Vie, vieillesse et mort d’une femme du peuple / Didier Eribon

Vie, vieillesse et mort d’une femme du peuple / Didier Eribon
Flammarion, Nouvel avenir, 2023, 327 p.
# Essai
Présentation
Didier Eribon avait élargi une première fois la cercle de ses lecteurs avec son livre (et ses adaptations sur scène et au cinéma) Retour à Reims, dans lequel il interrogeait, à l’occasion de la mort de son père, son milieu social d’origine : celui du monde ouvrier du nord-est de la France. Ou quel regard un homme, sociologue et philosophe, parfaitement intégré au monde académique, portait sur son milieu d’origine quand son parcours attestait d’un acte de rupture constant avec celui-ci. Poursuivant dans cette veine où l’autobiographie fait figure de point d’ancrage au développement du discours théorique, il se saisit ici du thème de la vieillesse, envisagée essentiellement sous l’angle de la dépendance, telle qu’il la découvre avec l’entrée de sa mère en EHPAD, suivie de son rapide dépérissement. Se tisse ainsi au fil des pages une double trame où le récit du fils nourrit les réflexions de l’intellectuel. Et inversement.

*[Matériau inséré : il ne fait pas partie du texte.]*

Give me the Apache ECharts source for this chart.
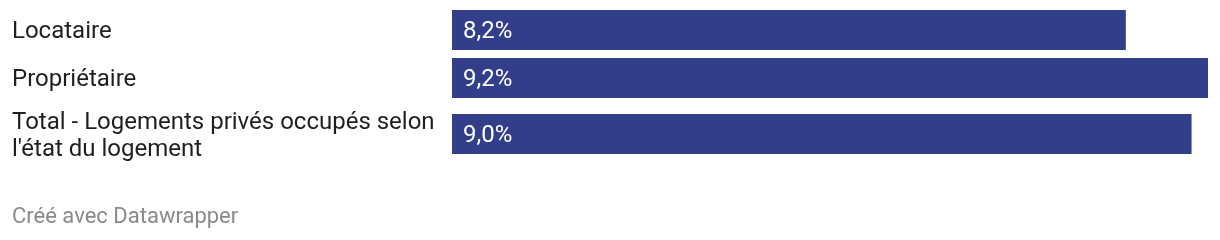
<!DOCTYPE html>
<html><head><meta charset="utf-8">
<script src="https://cdn.jsdelivr.net/npm/echarts@6/dist/echarts.min.js"></script>
<style>html,body{margin:0;padding:0;background:#fff}#c{width:1220px;height:240px}</style>
</head><body><div id="c"></div>
<script>
const categories = ["Locataire", "Propriétaire", "Total - Logements privés occupés selon l'état du logement"];
const values = [8.2, 9.2, 9.0];
const footerText = "Créé avec Datawrapper";

const labelFont = '24px Roboto';
const ctx = document.createElement('canvas').getContext('2d');
ctx.font = labelFont;
function wrap(text, maxW) {
  const words = text.split(' ');
  const lines = [];
  let cur = '';
  words.forEach(w => {
    const t = cur ? cur + ' ' + w : w;
    if (cur && ctx.measureText(t).width > maxW) { lines.push(cur); cur = w; }
    else cur = t;
  });
  if (cur) lines.push(cur);
  return lines;
}

const tops = [10, 58, 114];
const chart = echarts.init(document.getElementById('c'), null, {renderer: 'canvas'});
const grid = [], xAxis = [], yAxis = [], series = [];
categories.forEach((cat, i) => {
  grid.push({left: 452, width: 756, top: tops[i], height: 40});
  xAxis.push({type: 'value', gridIndex: i, min: 0, max: 9.2, show: false});
  yAxis.push({type: 'category', gridIndex: i, data: [cat],
    axisLine: {show: false}, axisTick: {show: false}, splitLine: {show: false},
    axisLabel: {align: 'left', margin: 440, color: '#1f1f1f', fontFamily: 'Roboto', fontSize: 24,
      formatter: v => wrap(v, 430).map(l => '{a|' + l + '}').join('\n'),
      rich: {a: {color: '#1f1f1f', fontFamily: 'Roboto', fontSize: 24, lineHeight: 27, padding: [4, 0, 0, 0]}}}});
  series.push({type: 'bar', xAxisIndex: i, yAxisIndex: i, data: [values[i]], barWidth: 40,
    itemStyle: {color: '#333e8b'}, silent: true, animation: false,
    label: {show: true, position: 'insideLeft', distance: 11, offset: [0, 2], color: '#fff', fontFamily: 'Roboto', fontSize: 24,
      formatter: p => p.value.toFixed(1).replace('.', ',') + '%'}});
});
chart.setOption({
  animation: false,
  grid, xAxis, yAxis, series,
  graphic: [{type: 'text', left: 12, top: 206, style: {text: footerText, fill: '#8a8a8a', font: '22px Roboto'}}]
});
</script></body></html>
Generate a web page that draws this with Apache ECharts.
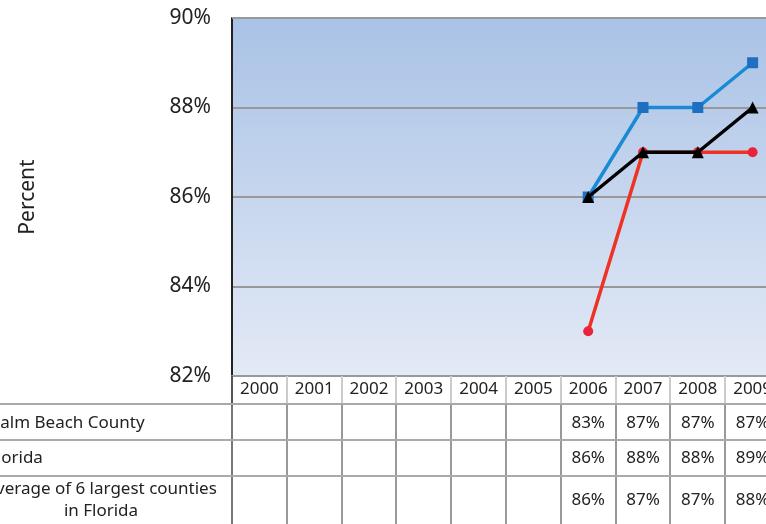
<!DOCTYPE html>
<html><head><meta charset="utf-8">
<script src="https://cdn.jsdelivr.net/npm/echarts@6/dist/echarts.min.js"></script>
<style>html,body{margin:0;padding:0;background:#fff;overflow:hidden;width:766px;height:524px}#c{width:780px;height:524px}</style>
</head><body><div id="c"></div>
<script>
const years = ['2000','2001','2002','2003','2004','2005','2006','2007','2008','2009'];
const palmBeach = [null,null,null,null,null,null,83,87,87,87];
const florida = [null,null,null,null,null,null,86,88,88,89];
const avgLargest = [null,null,null,null,null,null,86,87,87,88];
const rowLabels = ['Palm Beach County','Florida','Average of 6 largest counties\nin Florida'];
const yTicks = [82,84,86,88,90];

const FONT = '"Noto Sans", "Open Sans", sans-serif';
const chart = echarts.init(document.getElementById('c'));
const gridLeft = 232, gridTop = 18, gridH = 358, gridRight = 0;
const option = {
  animation: false,
  grid: {left: gridLeft, top: gridTop, right: gridRight, height: gridH,
    show: true, borderWidth: 0,
    backgroundColor: {type:'linear', x:0, y:0, x2:0, y2:1,
      colorStops:[{offset:0,color:'#a9c2e6'},{offset:1,color:'#e4eaf6'}]}},
  xAxis: {type:'category', data: years, boundaryGap: true,
    axisLine:{show:true, lineStyle:{color:'#999', width:2}},
    axisTick:{show:false},
    axisLabel:{fontSize:17, color:'#222', fontFamily:FONT, margin:5},
    splitLine:{show:false}},
  yAxis: {type:'value', min: yTicks[0], max: yTicks[yTicks.length-1], interval: 2,
    name:'Percent', nameLocation:'middle', nameGap: 193, nameRotate: 90,
    nameTextStyle:{fontSize:21, color:'#222', fontFamily:FONT},
    axisLine:{show:true, lineStyle:{color:'#222', width:2}},
    axisTick:{show:false},
    axisLabel:{formatter:'{value}%', fontSize:21, color:'#222', fontFamily:FONT, margin:21},
    splitLine:{show:true, lineStyle:{color:'#999', width:2}}},
  series: [
    {name:'Palm Beach County', type:'line', data: palmBeach, symbol:'circle', symbolSize:10,
      lineStyle:{color:'#ee3224', width:3.5}, itemStyle:{color:'#e8233a'}, z:2},
    {name:'Florida', type:'line', data: florida, symbol:'rect', symbolSize:11,
      lineStyle:{color:'#1a8ad4', width:3.5}, itemStyle:{color:'#1f6fc0'}, z:3},
    {name:'Average of 6 largest counties in Florida', type:'line', data: avgLargest, symbol:'triangle', symbolSize:12,
      lineStyle:{color:'#000', width:3.5}, itemStyle:{color:'#000'}, z:4}
  ]
};
chart.setOption(option);

const rows = [palmBeach, florida, avgLargest];
const rowTops = [404, 440, 476];
const rowCenters = [423, 458, 500];
const gfx = [];
const bottom = gridTop + gridH;
const c0 = chart.convertToPixel({xAxisIndex:0}, years[0]);
const c1 = chart.convertToPixel({xAxisIndex:0}, years[1]);
const band = c1 - c0;
const txt = (s) => Object.assign({fill:'#222', fontSize:17, fontFamily:FONT, textVerticalAlign:'middle'}, s);
for (let i = 0; i <= years.length; i++) {
  const x = Math.round(c0 - band/2 + i*band);
  gfx.push({type:'line', shape:{x1:x, y1:bottom, x2:x, y2:rowTops[0]}, style:{stroke: i===0 ? '#555' : '#ccc', lineWidth:2}, z:10});
  gfx.push({type:'line', shape:{x1:x, y1:rowTops[0], x2:x, y2:524}, style:{stroke: i===0 ? '#777' : '#999', lineWidth:2}, z:10});
}
rowTops.forEach(y => gfx.push({type:'line', shape:{x1:0, y1:y, x2:780, y2:y}, style:{stroke:'#aaa', lineWidth:2}, z:10}));
rows.forEach((r, ri) => {
  r.forEach((v, i) => {
    if (v == null) return;
    const x = chart.convertToPixel({xAxisIndex:0}, years[i]);
    gfx.push({type:'text', x: x, y: rowCenters[ri], style: txt({text: v + '%', textAlign:'center'}), z:11});
  });
});
gfx.push({type:'text', x:-10, y:rowCenters[0], style: txt({text: rowLabels[0], textAlign:'left'}), z:11});
gfx.push({type:'text', x:-12, y:rowCenters[1], style: txt({text: rowLabels[1], textAlign:'left'}), z:11});
gfx.push({type:'text', x:101, y:rowCenters[2], style: txt({text: rowLabels[2], textAlign:'center', lineHeight:22}), z:11});
gfx.push({type:'line', shape:{x1:gridLeft, y1:gridTop, x2:780, y2:gridTop}, style:{stroke:'#999', lineWidth:2}, z:5});
chart.setOption({graphic: gfx});
</script></body></html>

La richesse du regard de Didier Eribon sur la vieillesse consiste sans doute en grande partie en ce qu’il parvient à concilier l’ingénuité de qui découvre l’univers de la dépendance et des lieux de réclusion du grand âge, et l’apport critique et informé d’un théoricien qui a lu les plus grands auteurs sur le sujet de la vieillesse, à commencer par Simone de Beauvoir et Norbert Elias. Le lecteur se trouve entraîné et conduit dans une valse d’allers-retours entre d’une part les observations et les émotions du fils, et d’autre part les souvenirs de lecture qui s’y associent et créent du sens – là où, singulièrement, il fait défaut.

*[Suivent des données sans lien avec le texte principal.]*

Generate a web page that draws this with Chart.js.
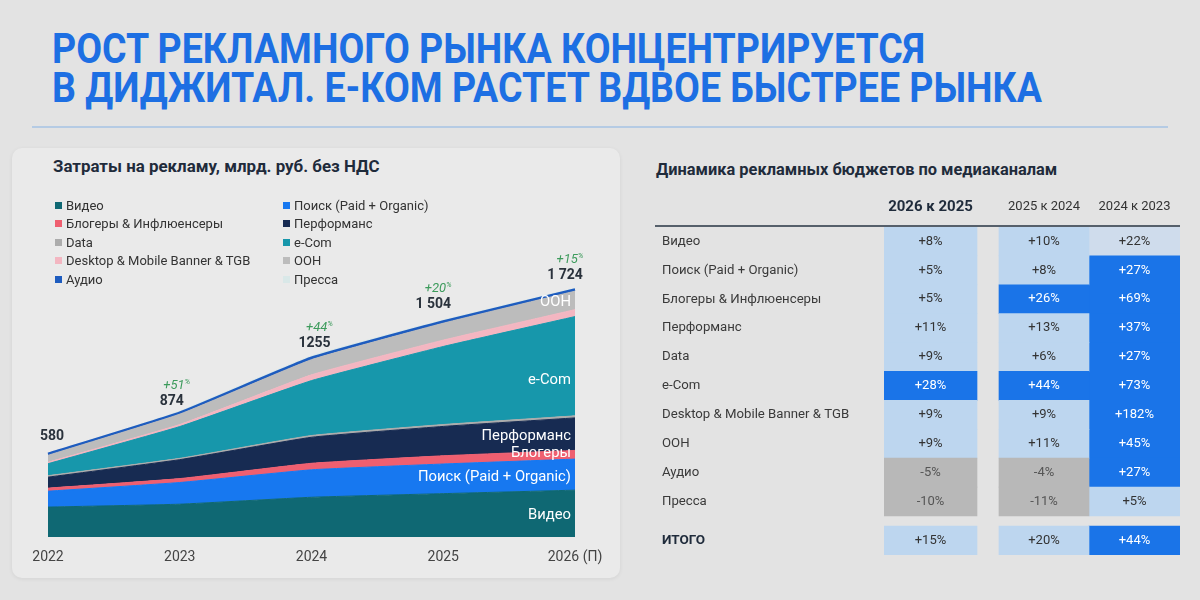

On trouvera dans ce livre de nombreuses pistes de réflexion et des hypothèses quant à la nature du fait social que constitue la vieillesse, l’auteur venant au terme de son parcours à la caractériser comme « destitution sociale, civique et politique ». Mais peut-être la thématique la plus originale et la plus sensible de l’ouvrage est-elle l’allure de quête qu’il prend parfois lorsque l’homme accompli, le transfuge de classe qui avait consciemment défait le lien familial, qui avait gagné la bataille de l’hérédité, l’avait dissoute et remplacée par des amitiés affinitaires et choisies, s’interroge, face au vide soudain que laisse la disparition de sa mère, sur ce qu’il vient de perdre.

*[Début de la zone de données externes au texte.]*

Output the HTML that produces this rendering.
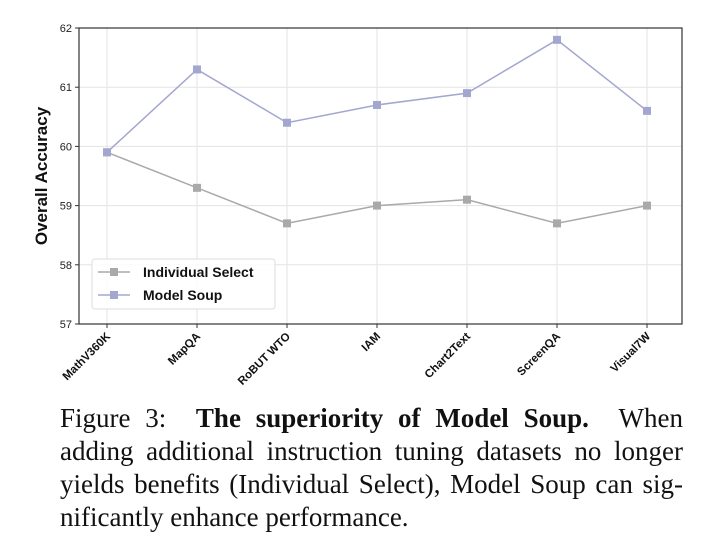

Une invitation à la lecture de Ronan Rocher, documentaliste.
Extrait
Nous nous sommes beaucoup parlé au téléphone, j’ai retrouvé, ou reconstruit, une relation avec elle. Non sans difficultés. Mais j’ai bien conscience que cela fut insuffisant. Ce geste du retour et des retrouvailles fut trop parcimonieux de ma part, mes visites trop espacées, trop courtes également. Ce fut comme si ces moments étaient pris sur un temps que j’estimais trop précieux, ou trop rempli, pour que je puisse lui en accorder un peu plus que je n’étais résolu à le faire.
Par conséquent, puisqu’elle ne me manquait pas quand elle était en vie, pourquoi serais-je fondé à dire aujourd’hui qu’elle me manque ? Pendant des mois après son décès, pourtant, il m’est arrivé d’avoir un étrange réflexe : lui téléphoner pour lui poser une question. Qui n’aura jamais de réponse, puisqu’il n’y a plus personne au bout du fil. Au fond, c’est simple, quelque chose a changé dans ma vie, dans mon identité personnelle, dans la définition de moi-même : j’étais un fils, et je ne le suis plus. Elle vivante, si espacées, si intermittentes qu’aient pu être nos relations, et, au fond, si peu fils que j’aie pu m’efforcer de l’être tout au long de ma vie (disons-le : je ne voulais plus être un fils, cela me pesait), je l’étais toujours, je l’étais malgré tout. Et d’ailleurs, ne l’étais-je pas redevenu, au cours des dernières années puisque je m’occupais – un peu – d’elle, désormais âgée et de plus en plus malade. Alors, oui : un fils, voilà ce que j’étais ; et donc n’avais jamais vraiment cessé d’être.